--- Start RECORD EXCERPTS ---

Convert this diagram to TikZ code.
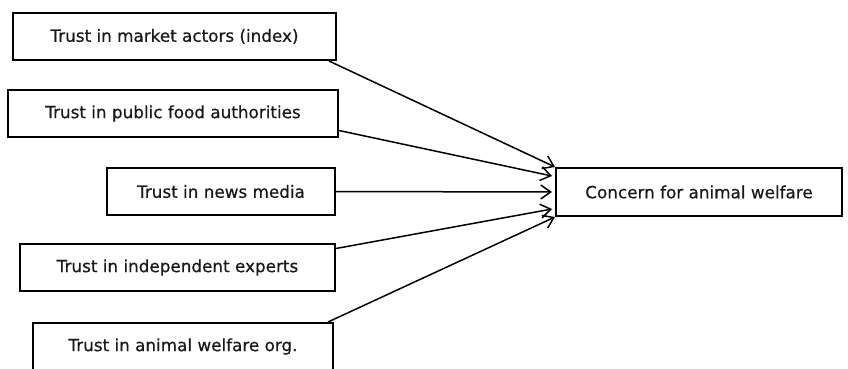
\documentclass[tikz,border=0pt]{standalone}
\usepackage{fontspec}
\setmainfont{DejaVu Sans}
\newfontfamily\boxfont{DejaVu Sans}[FakeBold=0.5]
\usetikzlibrary{arrows.meta}
\begin{document}
\begin{tikzpicture}[x=1pt,y=1pt,
  box/.style={draw=black,line width=2pt,minimum height=47pt,inner sep=0pt,font=\boxfont\fontsize{16.8}{18}\selectfont,text=black!90},
  conn/.style={line width=1.5pt,-{Straight Barb[length=10pt,width=14pt,line width=1.5pt]}}]
\useasboundingbox (0,0) rectangle (848,368);
\clip (0,0) rectangle (848,368);
\fill[white] (0,0) rectangle (848,368);
\node[box,minimum width=323pt] (b1) at (174.5,331.5) {Trust in market actors (index)};
\node[box,minimum width=330pt] (b2) at (173,254.5) {Trust in public food authorities};
\node[box,minimum width=228pt] (b3) at (221,176.5) {Trust in news media};
\node[box,minimum width=315pt] (b4) at (177.5,100.5) {Trust in independent experts};
\node[box,minimum width=300pt] (b5) at (183,21.5) {Trust in animal welfare org.};
\node[box,minimum width=286pt,minimum height=48pt] (t) at (699,176) {Concern for animal welfare};
\draw[conn] ([xshift=-8pt]b1.south east) -- (t.north west);
\draw[conn] ([yshift=-17pt]b2.east) -- ([xshift=-3pt,yshift=16pt]t.west);
\draw[conn] (b3.east) -- ([xshift=-3pt]t.west);
\draw[conn] ([yshift=19pt]b4.east) -- ([xshift=-3pt,yshift=-17pt]t.west);
\draw[conn] ([xshift=-6pt]b5.north east) -- (t.south west);
\end{tikzpicture}
\end{document}
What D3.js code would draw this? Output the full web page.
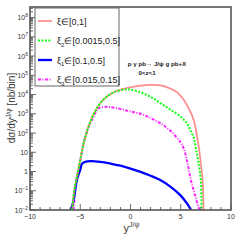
<!DOCTYPE html>
<html>
<head>
<meta charset="utf-8">
<script src="https://cdn.jsdelivr.net/npm/d3@7"></script>
<style>
  body { margin: 0; background: #fff; }
  svg { display: block; font-family: "Liberation Sans", Arial, sans-serif; }
</style>
</head>
<body>
<svg id="chart"></svg>
<script>
// rapidity values (x) and cross sections (nb/bin)
var yTotal = [-5.8, -5.67, -5.5, -5.33, -5.0, -4.67, -4.17, -3.5, -2.67, -1.67, -0.67, 0, 1, 2, 3, 4, 4.67, 5.33, 6, 6.33, 6.67, 6.83, 7.0, 7.17, 7.27];
var sTotal = [0.01, 0.05, 0.2, 0.5, 4, 28, 220, 1400, 5600, 13000, 20000, 24000, 29000, 32000, 30000, 20000, 12600, 5000, 1150, 400, 47, 14, 2.5, 0.38, 0.01];

var yXi2 = [-5.8, -5.67, -5.5, -5.33, -5.0, -4.67, -4.17, -3.5, -2.67, -1.67, -0.67, -0.3, 0, 1, 2, 3, 4, 5, 5.6, 6.0, 6.33, 6.5, 6.75, 7.0, 7.07];
var sXi2 = [0.01, 0.05, 0.2, 0.5, 4, 28, 220, 1400, 5600, 13000, 18000, 18600, 18000, 13000, 7600, 3500, 1600, 700, 316, 126, 50, 16, 3.2, 0.32, 0.01];

var yXi1 = [-5.93, -5.67, -5.5, -5.33, -5.0, -4.83, -4.5, -4, -3, -2, -1, 0, 1, 2, 3, 4, 5, 5.67, 6.03];
var sXi1 = [0.01, 0.03, 0.11, 0.38, 1.26, 2.5, 3.2, 3.5, 3.2, 2.6, 2.0, 1.41, 0.95, 0.6, 0.35, 0.16, 0.056, 0.02, 0.01];

var yXi3 = [-5.65, -5.4, -5.0, -4.67, -4.17, -3.5, -3.17, -2.5, -2, -1, 0, 1, 2, 3, 4, 5, 5.33, 5.67, 6.0, 6.4, 6.85];
var sXi3 = [0.01, 0.3, 3.5, 28, 200, 1100, 1950, 2300, 2240, 1780, 1320, 1000, 600, 316, 126, 32, 14, 2.8, 0.38, 0.063, 0.01];

var xTicks = [-10, -5, 0, 5, 10];
var yTickExp = [-2, -1, 0, 1, 2, 3, 4, 5, 6, 7, 8];

var legendLabels = [
  {main: "ξ", sub: "", rest: "∈[0,1]"},
  {main: "ξ", sub: "2", rest: "∈[0.0015,0.5]"},
  {main: "ξ", sub: "1", rest: "∈[0.1,0.5]"},
  {main: "ξ", sub: "3", rest: "∈[0.015,0.15]"}
];

var W = 240, H = 240;
var margin = {top: 7, right: 9, bottom: 30, left: 30};
var width = W - margin.left - margin.right,
    height = H - margin.top - margin.bottom;

var svg = d3.select("#chart").attr("width", W).attr("height", H);

var x = d3.scaleLinear().domain([-10, 10]).range([0, width]);
var y = d3.scaleLog().domain([0.01, Math.pow(10, 8.55)]).range([height, 0]);

var g = svg.append("g")
    .attr("transform", "translate(" + margin.left + "," + margin.top + ")");

g.append("clipPath").attr("id", "clip")
  .append("rect").attr("width", width).attr("height", height);

var series = [
  {xs: yTotal, ys: sTotal, color: "#f77", w: 1.7, dash: null, op: 0.85},
  {xs: yXi2, ys: sXi2, color: "#1f1", w: 2, dash: "2,1.5", op: 1},
  {xs: yXi1, ys: sXi1, color: "#00f", w: 2.3, dash: null, op: 1},
  {xs: yXi3, ys: sXi3, color: "#f2f", w: 2, dash: "3,1.5,1,1.5", op: 1}
];

var line = d3.line()
    .x(function(d) { return x(d[0]); })
    .y(function(d) { return y(d[1]); })
    .curve(d3.curveCatmullRom.alpha(0.5));

// draw order: magenta, blue, red, green on top
[3, 2, 0, 1].forEach(function(i) {
  var s = series[i];
  g.append("path")
      .datum(d3.zip(s.xs, s.ys))
      .attr("clip-path", "url(#clip)")
      .attr("fill", "none")
      .attr("stroke", s.color)
      .attr("stroke-width", s.w)
      .attr("stroke-opacity", s.op)
      .attr("stroke-dasharray", s.dash)
      .attr("d", line);
});

// x axis ticks (inward)
var xMinor = d3.range(-10, 10.5, 1);
g.selectAll(".xminor").data(xMinor).enter().append("line")
    .attr("x1", function(d) { return x(d); }).attr("x2", function(d) { return x(d); })
    .attr("y1", height).attr("y2", function(d) { return d % 5 === 0 ? height - 6 : height - 3; })
    .attr("stroke", "#444").attr("stroke-width", 0.8);

g.selectAll(".xlab").data(xTicks).enter().append("text")
    .attr("x", function(d) { return x(d); })
    .attr("y", height + 9)
    .attr("text-anchor", "middle")
    .attr("font-size", 7)
    .attr("fill", "#333")
    .text(function(d) { return d < 0 ? "\u2212" + Math.abs(d) : d; });

// y axis ticks (log, inward)
var yMinor = [];
yTickExp.forEach(function(e) {
  for (var k = 1; k < 10; k++) {
    var v = k * Math.pow(10, e);
    if (v <= y.domain()[1]) yMinor.push({v: v, major: k === 1});
  }
});
g.selectAll(".yminor").data(yMinor).enter().append("line")
    .attr("x1", 0).attr("x2", function(d) { return d.major ? 6 : 3; })
    .attr("y1", function(d) { return y(d.v); }).attr("y2", function(d) { return y(d.v); })
    .attr("stroke", "#444").attr("stroke-width", 0.8);

var ylab = g.selectAll(".ylab").data(yTickExp).enter().append("text")
    .attr("x", -2)
    .attr("y", function(d) { return y(Math.pow(10, d)) + 2.5; })
    .attr("text-anchor", "end")
    .attr("font-size", 7)
    .attr("fill", "#333");
ylab.each(function(d) {
  var t = d3.select(this);
  if (d === 0) { t.text("1"); return; }
  if (d === 1) { t.text("10"); return; }
  t.append("tspan").text("10");
  t.append("tspan").attr("dy", -3).attr("font-size", 5)
    .text(d < 0 ? "\u2212" + Math.abs(d) : d);
});

// frame
g.append("rect")
    .attr("width", width).attr("height", height)
    .attr("fill", "none").attr("stroke", "#555").attr("stroke-width", 1.6);

// axis titles
var xt = svg.append("text")
    .attr("x", margin.left + x(0) - 7)
    .attr("y", 232)
    .attr("font-size", 11)
    .attr("fill", "#333");
xt.append("tspan").text("y");
xt.append("tspan").attr("dy", -5).attr("font-size", 7).text("J/ψ");

var yt = svg.append("text")
    .attr("transform", "translate(15,108) rotate(-90)")
    .attr("text-anchor", "middle")
    .attr("font-size", 10)
    .attr("fill", "#333");
yt.append("tspan").text("dσ/dy");
yt.append("tspan").attr("dy", -4).attr("font-size", 6.5).text("J/ψ");
yt.append("tspan").attr("dy", 4).text(" [nb/bin]");

// legend
var lg = g.append("g").attr("transform", "translate(" + (35 - margin.left) + "," + (8 - margin.top) + ")");
lg.append("rect").attr("width", 84).attr("height", 78)
    .attr("fill", "#fff").attr("stroke", "#666").attr("stroke-width", 1);
legendLabels.forEach(function(l, i) {
  var s = series[i];
  var ry = 13 + i * 19.5;
  lg.append("line")
      .attr("x1", 3).attr("x2", 17).attr("y1", ry).attr("y2", ry)
      .attr("stroke", s.color).attr("stroke-width", s.w)
      .attr("stroke-opacity", s.op)
      .attr("stroke-dasharray", s.dash);
  var t = lg.append("text").attr("x", 22).attr("y", ry + 3.5)
      .attr("font-size", 9).attr("fill", "#222");
  t.append("tspan").text(l.main);
  if (l.sub) {
    t.append("tspan").attr("dy", 2.5).attr("font-size", 6).text(l.sub);
    t.append("tspan").attr("dy", -2.5).text(l.rest);
  } else {
    t.append("tspan").text(l.rest);
  }
});

// process annotation
svg.append("text")
    .attr("x", 157).attr("y", 66)
    .attr("text-anchor", "middle")
    .attr("font-size", 6.2).attr("font-weight", "bold").attr("fill", "#222")
    .text("p γ pb→ J/ψ g pb+X");
svg.append("text")
    .attr("x", 147).attr("y", 75)
    .attr("text-anchor", "middle")
    .attr("font-size", 6.2).attr("font-weight", "bold").attr("fill", "#222")
    .text("0<z<1");
</script>
</body>
</html>
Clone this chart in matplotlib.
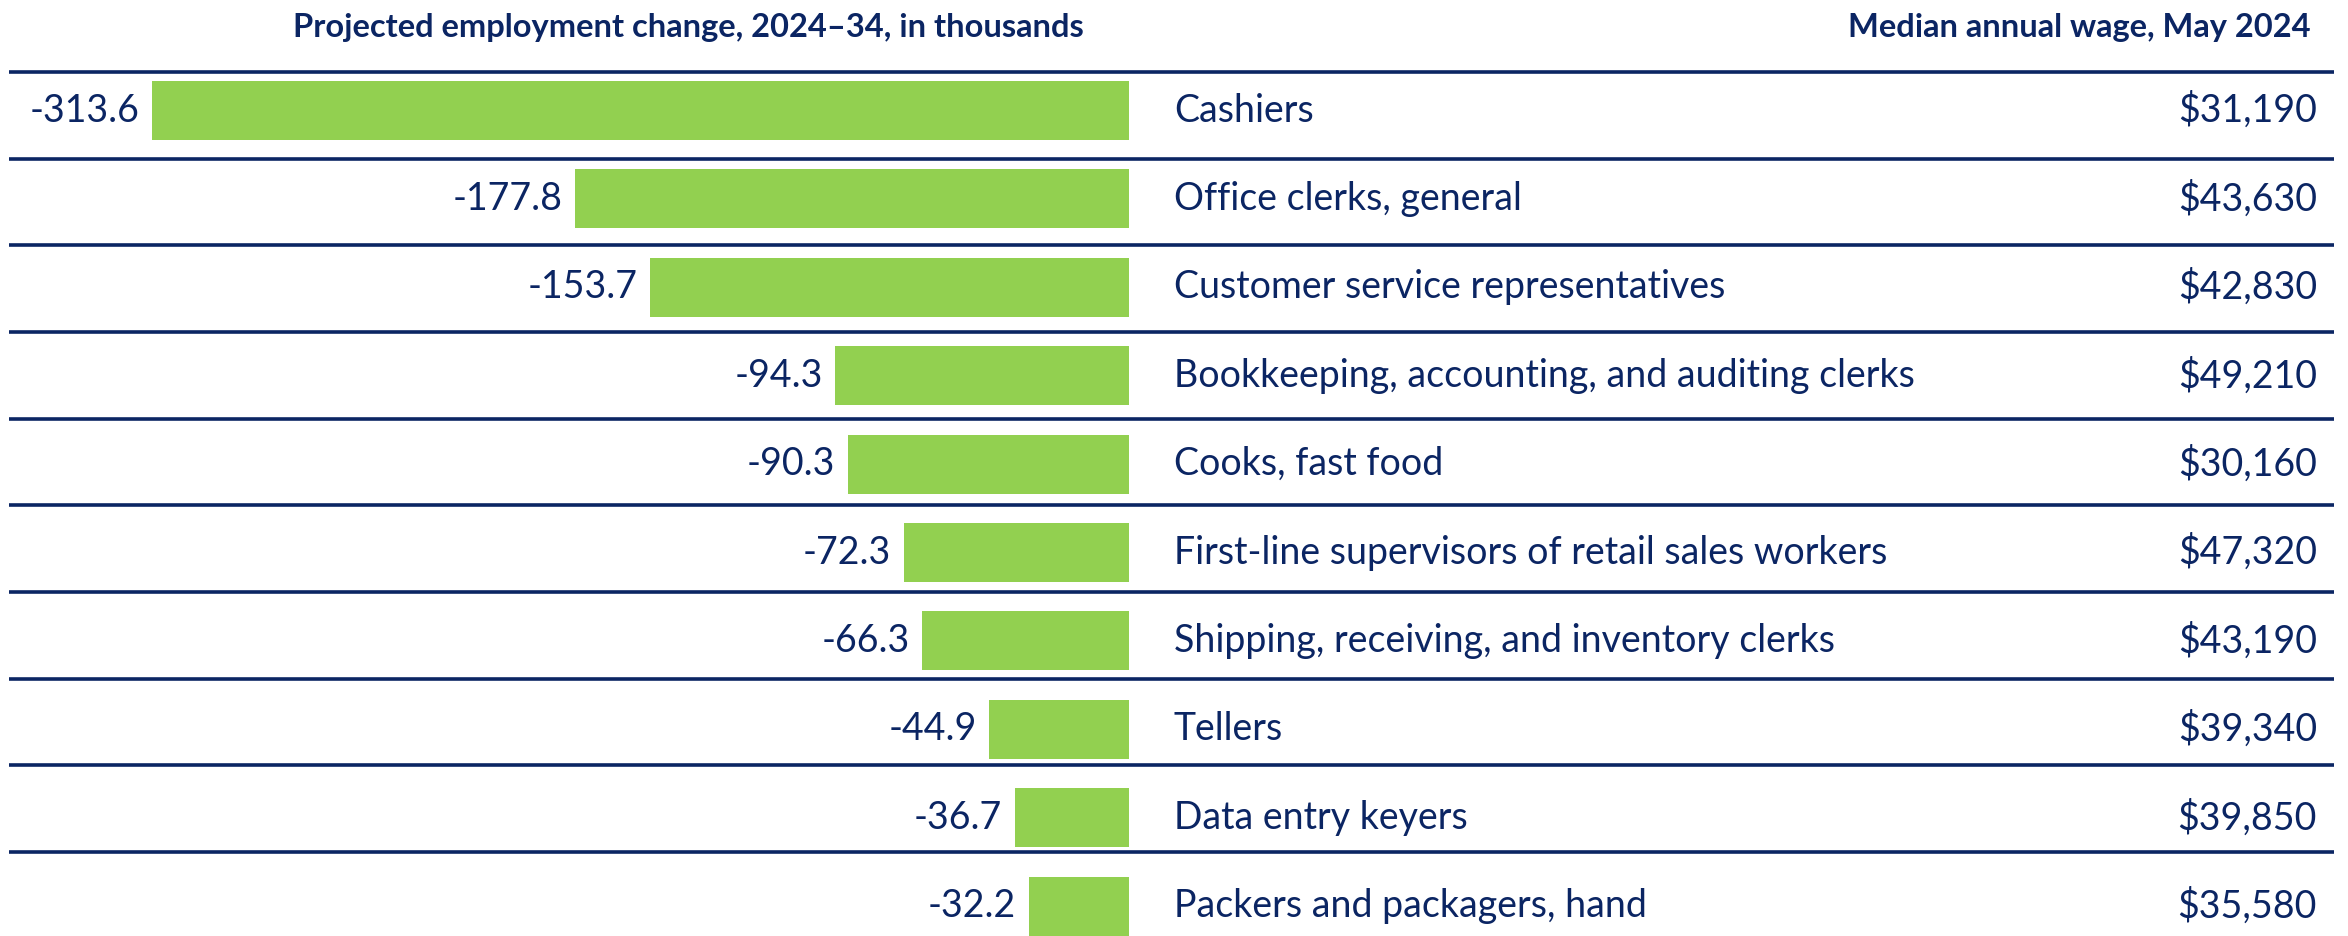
import matplotlib
matplotlib.use("Agg")
import matplotlib.pyplot as plt

# Occupations with the largest projected job declines
occupations = [
    "Cashiers",
    "Office clerks, general",
    "Customer service representatives",
    "Bookkeeping, accounting, and auditing clerks",
    "Cooks, fast food",
    "First-line supervisors of retail sales workers",
    "Shipping, receiving, and inventory clerks",
    "Tellers",
    "Data entry keyers",
    "Packers and packagers, hand",
]
change = [-313.6, -177.8, -153.7, -94.3, -90.3, -72.3, -66.3, -44.9, -36.7, -32.2]
wages = [31190, 43630, 42830, 49210, 30160, 47320, 43190, 39340, 39850, 35580]

navy = "#0b2563"
green = "#92d050"
font = "Lato"

fig = plt.figure(figsize=(23.48, 9.36), dpi=100)
ax = fig.add_axes([0, 0, 1, 1])
ax.axis("off")

ax.set_xlim(-362.4, 391.3)
ax.set_ylim(9.338, -1.25)

rows = list(range(len(occupations)))
ax.barh(rows, change, height=0.667, color=green, left=0)

# separators sit a little tighter than the rows themselves
ytr = ax.get_yaxis_transform()
for i in rows:
    y = i * 0.9804 - 0.4355
    ax.plot([0.0038, 0.994], [y, y], transform=ytr,
            color=navy, lw=2.6, solid_capstyle="butt")

for i, (occ, v, w) in enumerate(zip(occupations, change, wages)):
    ax.annotate(f"{v:.1f}", (v, i), xytext=(-9, 0), textcoords="offset points",
                ha="right", va="center", fontsize=27, color=navy, family=font)
    ax.text(0.5, i, occ, transform=ytr, ha="left", va="center",
            fontsize=27, color=navy, family=font)
    ax.text(0.9868, i, f"${w:,}", transform=ytr, ha="right", va="center",
            fontsize=27, color=navy, family=font)

ax.text(0.293, 0.971, "Projected employment change, 2024\u201334, in thousands",
        transform=ax.transAxes, ha="center", va="center", fontsize=23.5,
        fontweight="bold", color=navy, family=font)
ax.text(0.984, 0.971, "Median annual wage, May 2024",
        transform=ax.transAxes, ha="right", va="center", fontsize=23.5,
        fontweight="bold", color=navy, family=font)

fig.savefig("out.png", dpi=100)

--- End RECORD EXCERPTS ---

Look above and copy only the lines from the one holding "What D3.js code" to the one holding "2.5, 0.38, 0.01];", both included, exactly, minus the pictures.

**EXPECTED OUTPUT:**
What D3.js code would draw this? Output the full web page.
<!DOCTYPE html>
<html>
<head>
<meta charset="utf-8">
<script src="https://cdn.jsdelivr.net/npm/d3@7"></script>
<style>
  body { margin: 0; background: #fff; }
  svg { display: block; font-family: "Liberation Sans", Arial, sans-serif; }
</style>
</head>
<body>
<svg id="chart"></svg>
<script>
// rapidity values (x) and cross sections (nb/bin)
var yTotal = [-5.8, -5.67, -5.5, -5.33, -5.0, -4.67, -4.17, -3.5, -2.67, -1.67, -0.67, 0, 1, 2, 3, 4, 4.67, 5.33, 6, 6.33, 6.67, 6.83, 7.0, 7.17, 7.27];
var sTotal = [0.01, 0.05, 0.2, 0.5, 4, 28, 220, 1400, 5600, 13000, 20000, 24000, 29000, 32000, 30000, 20000, 12600, 5000, 1150, 400, 47, 14, 2.5, 0.38, 0.01];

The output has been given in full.